Estados Unidos dispone de casi 10 millones de kilómetros cuadrados con una población de 340 millones de habitantes para una densidad de 33.7. Enfrentan una presión migratoria aguda, cuyo reflejo más visible se concentra en la frontera con Méjico. Ellos deciden a quienes y cuándo admitirlos en función de sus necesidades.
Y así en América existen otros territorios de baja densidad territorial por habitantes.
La República Dominicana tiene 48,000 escasos kilómetros cuadrados y una población de casi 12 millones de habitantes para una densidad de 250 habitantes por kilómetros cuadrados. El país tiene derecho a decidir qué tipo de inmigración recibir, así como a rechazar a toda aquella cuyas condiciones particulares retrasen el desarrollo de la sociedad.

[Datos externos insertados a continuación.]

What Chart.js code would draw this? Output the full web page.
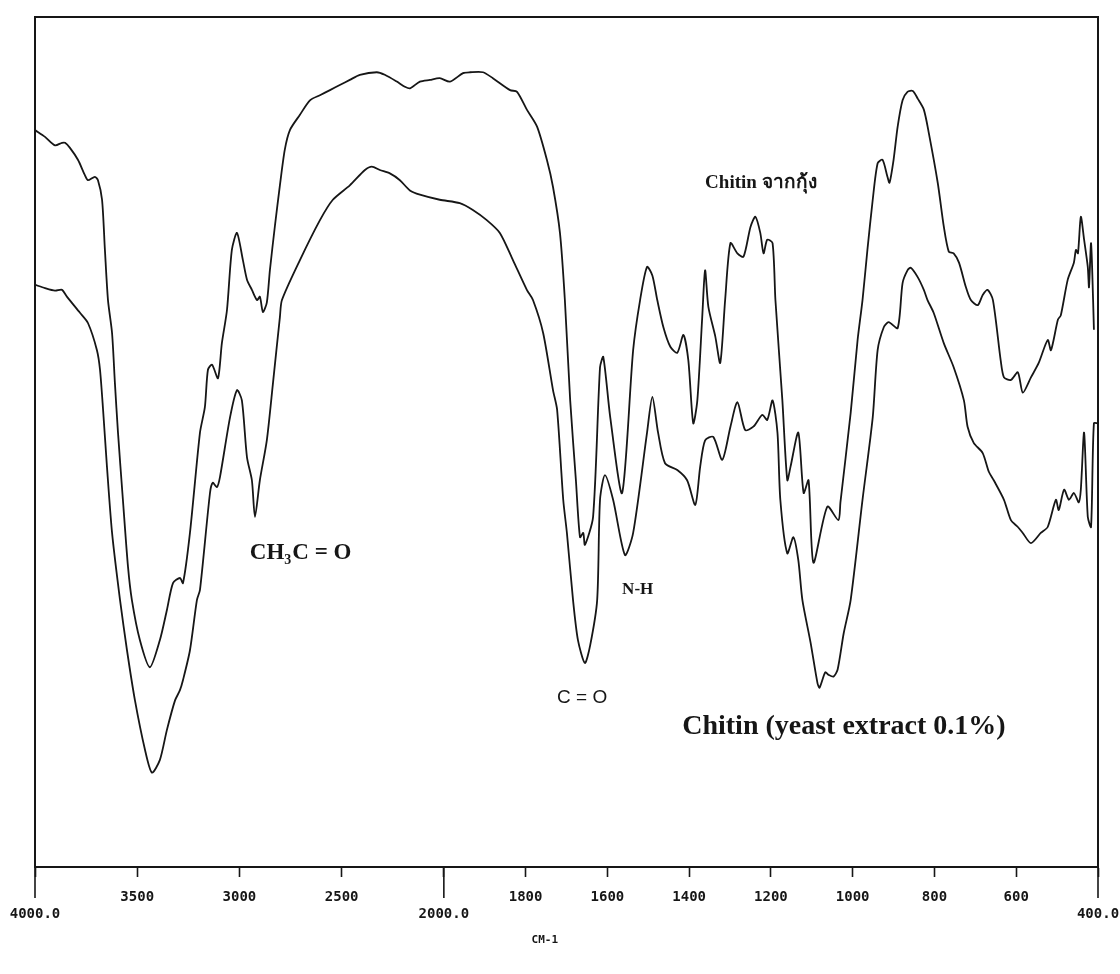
<!DOCTYPE html>
<html><head><meta charset="utf-8">
<script src="https://cdn.jsdelivr.net/npm/chart.js@4"></script>
<style>html,body{margin:0;padding:0;background:#fff}#wrap{width:1120px;height:974px;position:relative}</style>
</head><body><div id="wrap"><canvas id="c"></canvas></div>
<script>
// ---- data (wavenumber cm-1, transmittance %) ----
const shrimpWavenumber = [4000,3951,3902,3868,3853,3829,3790,3756,3741,3707,
3692,3672,3658,3643,3623,3609,3594,3570,3545,3526,
3487,3438,3389,3355,3325,3291,3276,3242,3193,3169,
3154,3134,3105,3086,3061,3037,3012,2983,2963,2939,
2914,2900,2885,2866,2851,2826,2802,2778,2753,2704,
2655,2606,2557,2509,2460,2411,2328,2289,2230,2191,
2166,2117,2068,2020,1985,1953,1936,1904,1880,1838,
1821,1797,1772,1748,1733,1716,1704,1691,1677,1667,
1659,1655,1635,1618,1610,1593,1564,1537,1520,1503,
1490,1478,1463,1446,1429,1414,1402,1390,1380,1368,
1361,1353,1336,1324,1312,1299,1282,1267,1250,1238,
1226,1218,1209,1196,1189,1172,1160,1152,1133,1120,
1108,1096,1062,1035,1030,1005,988,976,964,951,
939,927,915,910,900,890,878,866,853,841,
826,814,792,777,765,753,740,723,711,694,
682,670,657,638,630,613,596,584,564,545,
523,515,498,491,474,459,454,449,442,434,
425,422,417,412,410];
const shrimpT = [86.7,85.9,84.9,85.2,85.2,84.6,83.2,81.4,80.8,81.2,
80.8,78.5,72.6,66.7,62.8,56.9,51.1,43.2,35.3,31.4,
26.7,23.5,26.7,30.2,33.4,34.0,33.4,39.3,51.1,54.1,
58.5,59.1,57.5,61.6,65.5,72.6,74.6,71.4,69.1,67.9,
66.7,67.1,65.3,66.4,70.2,75.5,80.2,84.4,86.7,88.5,
90.2,90.8,91.4,92.0,92.6,93.2,93.5,93.2,92.4,91.8,
91.6,92.4,92.6,92.8,92.4,93.4,93.5,93.5,92.8,91.4,
91.2,89.1,87.1,83.2,80.0,74.6,66.7,54.9,45.5,38.8,
39.3,37.9,41.2,58.8,60.0,52.9,44.0,60.8,66.7,70.6,
69.6,66.7,63.5,61.2,60.5,62.6,59.6,52.2,54.9,64.7,
70.2,65.9,62.4,59.3,66.7,73.4,72.2,71.8,75.3,76.5,
74.6,72.2,73.8,73.4,66.7,54.9,45.5,47.1,51.1,44.0,
45.5,35.8,42.4,40.8,42.9,53.4,62.0,66.7,72.6,78.5,
82.8,83.2,81.2,80.5,83.2,87.1,90.2,91.2,91.3,90.4,
89.1,86.4,80.5,75.3,72.4,72.2,71.1,68.2,66.7,66.1,
67.3,67.9,66.7,59.6,57.6,57.3,58.2,55.8,57.6,59.3,
62.0,60.8,64.4,64.9,69.1,71.1,72.6,72.2,76.5,73.8,
70.6,68.2,73.4,66.7,63.2];

const yeastWavenumber = [4000,3951,3902,3868,3844,3780,3741,3697,3682,3667,
3648,3623,3584,3550,3511,3462,3428,3389,3355,3315,
3291,3276,3242,3208,3193,3144,3130,3110,3095,3046,
3012,2988,2963,2939,2924,2900,2866,2836,2802,2792,
2704,2606,2543,2460,2386,2352,2313,2264,2215,2166,
2117,2020,1961,1929,1895,1863,1831,1797,1782,1757,
1733,1723,1708,1699,1684,1672,1655,1642,1625,1618,
1606,1586,1557,1537,1503,1490,1476,1459,1429,1405,
1385,1373,1361,1341,1319,1299,1282,1263,1243,1221,
1209,1196,1184,1177,1160,1145,1133,1123,1103,1086,
1081,1067,1059,1047,1037,1022,1005,976,951,939,
924,912,890,878,866,858,841,826,817,802,
777,753,728,719,704,682,667,655,630,613,
596,584,564,540,523,503,496,483,471,459,
447,442,434,425,417,410,400];
const yeastT = [68.5,68.1,67.8,67.9,67.1,65.2,64.0,60.8,58.5,53.8,
47.1,39.3,31.4,25.5,19.6,13.8,11.1,12.6,16.1,19.6,
20.8,22.0,25.5,31.4,32.6,44.0,45.2,44.7,45.9,52.9,
56.1,54.9,48.2,45.5,41.2,45.5,50.2,56.9,64.7,66.7,
71.4,76.1,78.5,80.2,82.0,82.4,82.0,81.6,80.8,79.6,
79.1,78.5,78.1,77.3,76.1,74.6,71.4,67.9,66.7,62.8,
56.1,53.8,43.2,39.3,31.4,26.7,24.0,26.1,31.4,43.2,
46.1,43.2,36.7,39.3,51.1,55.3,51.1,47.5,46.7,45.5,
42.6,47.1,50.2,50.6,47.9,51.8,54.7,51.4,51.8,53.2,
52.6,54.9,51.1,43.2,36.9,38.8,36.1,31.4,26.4,21.6,
21.1,22.9,22.6,22.4,23.2,27.5,31.4,43.2,52.9,60.8,
63.5,64.1,63.4,68.7,70.2,70.5,69.4,67.9,66.7,65.2,
61.6,58.8,54.9,51.8,49.9,48.7,46.5,45.5,43.2,40.8,
40.0,39.3,38.1,39.3,40.0,43.2,42.0,44.4,43.2,44.0,
42.9,44.4,51.1,41.2,40.0,52.2,52.2];

const tickWavenumbers = [4000,3500,3000,2500,2000,1800,1600,1400,1200,1000,800,600,400];
const tickLabels = ['4000.0','3500','3000','2500','2000.0','1800','1600','1400','1200','1000','800','600','400.0'];
const majorTickWavenumbers = [4000,2000,400];
const axisTitle = 'CM-1';

// text annotations anchored in data coordinates (left edge, vertical middle)
const notes = [
  {parts:[{t:'Chitin จากกุ้ง'}], wn:1361, t:80.5, size:19, family:'"Liberation Serif", "DejaVu Serif", serif', weight:'bold'},
  {parts:[{t:'CH'},{t:'3',sub:true},{t:'C = O'}], wn:2949, t:36.9, size:23, family:'"Liberation Serif", serif', weight:'bold'},
  {parts:[{t:'N-H'}], wn:1564, t:32.6, size:17, family:'"Liberation Serif", serif', weight:'bold'},
  {parts:[{t:'C = O'}], wn:1723, t:19.9, size:19, family:'"Liberation Sans", Arial, sans-serif', weight:'normal'},
  {parts:[{t:'Chitin (yeast extract 0.1%)'}], wn:1417, t:16.5, size:28, family:'"Liberation Serif", serif', weight:'bold'}
];

// ---- IR scale: 4000-2000 compressed 2:1 relative to 2000-400 ----
const BaseLinear = Chart.LinearScale || Chart.registry.getScale('linear');
class IRScale extends BaseLinear {
  _u(v){ return v >= 2000 ? (4000 - v) / 2 : 1000 + (2000 - v); }
  getPixelForValue(v){ return this.getPixelForDecimal(this._u(v) / 2600); }
  getValueForPixel(p){ const u = this.getDecimalForPixel(p) * 2600; return u <= 1000 ? 4000 - 2*u : 2000 - (u - 1000); }
}
IRScale.id = 'irscale';
IRScale.defaults = BaseLinear.defaults;
Chart.register(IRScale);

const INK = '#161616';

const framePlugin = {
  id: 'frame',
  afterDraw(chart){
    const {ctx, chartArea:a, scales} = chart;
    const xs = scales.x, ys = scales.y;
    ctx.save();
    ctx.strokeStyle = INK; ctx.lineWidth = 2;
    ctx.beginPath();
    ctx.moveTo(a.left, a.top); ctx.lineTo(a.right, a.top); ctx.lineTo(a.right, a.bottom);
    ctx.stroke();
    // long ticks for major labels
    ctx.lineWidth = 1.6;
    majorTickWavenumbers.forEach(w => {
      const px = xs.getPixelForValue(w);
      ctx.beginPath(); ctx.moveTo(px, a.bottom); ctx.lineTo(px, a.bottom + 31); ctx.stroke();
    });
    // axis title
    ctx.fillStyle = INK;
    ctx.font = 'bold 11px "DejaVu Sans Mono", monospace';
    ctx.textAlign = 'center'; ctx.textBaseline = 'middle';
    ctx.fillText(axisTitle, xs.getPixelForValue(1753), a.bottom + 73);
    // annotations
    ctx.textAlign = 'left';
    notes.forEach(n => {
      let x = xs.getPixelForValue(n.wn);
      const y = ys.getPixelForValue(n.t);
      n.parts.forEach(p => {
        const sz = p.sub ? Math.round(n.size * 0.62) : n.size;
        ctx.font = n.weight + ' ' + sz + 'px ' + n.family;
        ctx.fillText(p.t, x, p.sub ? y + n.size * 0.3 : y);
        x += ctx.measureText(p.t).width + (p.sub ? 1 : 0);
      });
    });
    ctx.restore();
  }
};

const mk = (w, t) => w.map((v, i) => ({x: v, y: t[i]}));

new Chart(document.getElementById('c'), {
  type: 'line',
  data: {
    datasets: [
      {label: 'Chitin จากกุ้ง', data: mk(shrimpWavenumber, shrimpT), borderColor: INK, borderWidth: 1.8, pointRadius: 0, tension: 0.25, fill: false},
      {label: 'Chitin (yeast extract 0.1%)', data: mk(yeastWavenumber, yeastT), borderColor: INK, borderWidth: 1.8, pointRadius: 0, tension: 0.25, fill: false}
    ]
  },
  options: {
    responsive: true, maintainAspectRatio: false, animation: false,
    layout: {padding: {left: 35, right: 22, top: 17, bottom: 0}},
    plugins: {legend: {display: false}, tooltip: {enabled: false}},
    scales: {
      x: {
        type: 'irscale', min: 400, max: 4000,
        afterBuildTicks: s => { s.ticks = tickWavenumbers.map(v => ({value: v})); },
        afterFit: s => { s.height = 107; s.paddingLeft = 0; s.paddingRight = 0; },
        grid: {display: true, drawOnChartArea: false, drawTicks: true, tickLength: 10, tickColor: INK, tickWidth: 1.6},
        border: {display: true, color: INK, width: 2},
        ticks: {
          autoSkip: false, maxRotation: 0, minRotation: 0, padding: 12, color: INK,
          font: {family: '"DejaVu Sans Mono", monospace', size: 14, weight: 'bold', lineHeight: 1.2},
          callback: (v, i) => majorTickWavenumbers.includes(tickWavenumbers[i]) ? ['', tickLabels[i]] : tickLabels[i]
        }
      },
      y: {
        type: 'linear', min: 0, max: 100,
        afterFit: s => { s.width = 0; },
        grid: {display: false},
        border: {display: true, color: INK, width: 2},
        ticks: {display: false}
      }
    }
  },
  plugins: [framePlugin]
});
</script>
</body></html>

Lo que necesitamos son cerebros para dar un salto cualitativo y no podemos dejar escapar a los nuestros. Los brazos propios que se requieren, si evitamos que sean expulsados de nuestro propio suelo, pueden ser potenciados con mecanización y tecnología, mejorando las condiciones laborales y de protección social. Para eso tenemos que frenar su desplazamiento del mercado de trabajo y su huida al exterior.
Ese es el punto. Y para sellarlo con tinta indeleble, hay que actuar con urgencia y ejecutar un plan de acción para frenar y revertir la invasión silenciosa: Hacer cumplir las regulaciones migratorias y laborales, desmontar los estímulos económicos que facilitan el flujo inmigratorio ilegal, y modificar las políticas que han conducido a esta situación.